Does Anybody Love Me?
Not long ago I heard a guy on the radio mocking Jesus. “Who needs him?” he said. The sooner we get rid of our silly belief in Jesus the better, he added.
According to this guy, believing in Jesus was just an old-fashioned out-dated idea. He especially thought it comical how those NFL football players point up to the sky after making some great play. As if there’s anyone up there, he went on to say.
Now we may not be ready to chuck our belief in Christ completely, but I think many today wonder about how relevant he really is. I mean, when life seems to be going half-decently, who needs Jesus? When we’re relatively happy, have friends, family and food on the table, hey, who needs Jesus? Right?
Sure, we may think that way, but if we’re honest, we’d have to admit that there’s another side to our lives. Despite how well we may pretend that our lives are going, despite how well they may appear to be going, all of us have our struggles and issues.
We have these places in our lives where all is not well. Where we have questions, doubts, hurts, and heartaches. Our relationships aren’t going as well as we pretend they are. There is stuff going on in our lives, sometimes in our hearts, that not everyone knows about. That we don’t want anybody to know about.
The issue may be a gnawing emptiness. We ask, “Does anybody really love me?” Or “would anyone love me if they really knew me?”
Maybe it’s a deep sense of worthlessness. “Everyone else seems to have it so together, but not me. I’m a failure.”
It could be loneliness. “How come everyone has friends, but not me?”
Maybe it’s deep pain from hurts or abuse from the past. It could be an issue with a violent temper. Or some addiction, maybe hidden from others. Or maybe we wonder and worry about death.

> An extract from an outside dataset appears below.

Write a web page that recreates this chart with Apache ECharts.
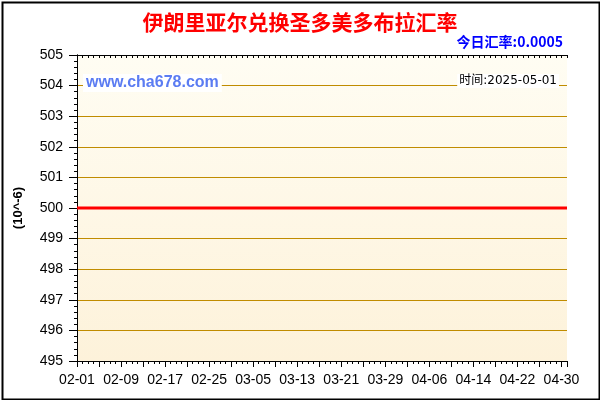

Henry David Thoreau, the great American philosopher and writer once said that “most men live in quiet desperation.”
It’s when we admit that we often live lives of ‘quiet desperation,’ and it’s when we acknowledge our deeper struggles and issues that we will finally see that, hey, maybe we do need Christ after all.
In fact it’s because of this ‘quiet desperation’ and these struggles that we so much need him. It’s because of these things that Christ came.
He himself said that he didn’t come for the healthy, but for the sick. He didn’t come for those who have it all together (or pretend to), but those who don’t.
When we cry out ‘Does anybody love me?’, we need to know that Christ does, and he proved it by dying on a cross for our sins.
When we wonder if we have value, we need to realize that Christ dying for us gives us amazing worth.
When we feel friendless, we need to know that when we receive him as Saviour we have a friend forever.
When we struggle and hurt, we need to know that he understands and cares.
When we worry about the end of life, we need to know there’s eternal life available in Christ.
Soon the churches of South Dundas will be working together for another year of Love South Dundas.
It’s our attempt to reflect God’s love to our community. To show the love of Christ. Sure, we’ll hardly do it justice. It’ll be a tiny and imperfect expression of God’s love. Yet it’ll be us trying to point our community to Christ. The Christ we all need. Where we struggle. Where we are broken. Because we are sinners living in a sinful world.
Getting back to the guy on the radio… the guy who asked sarcastically “Who needs Jesus?” I would suggest that the answer is “Everyone.” If we’re honest.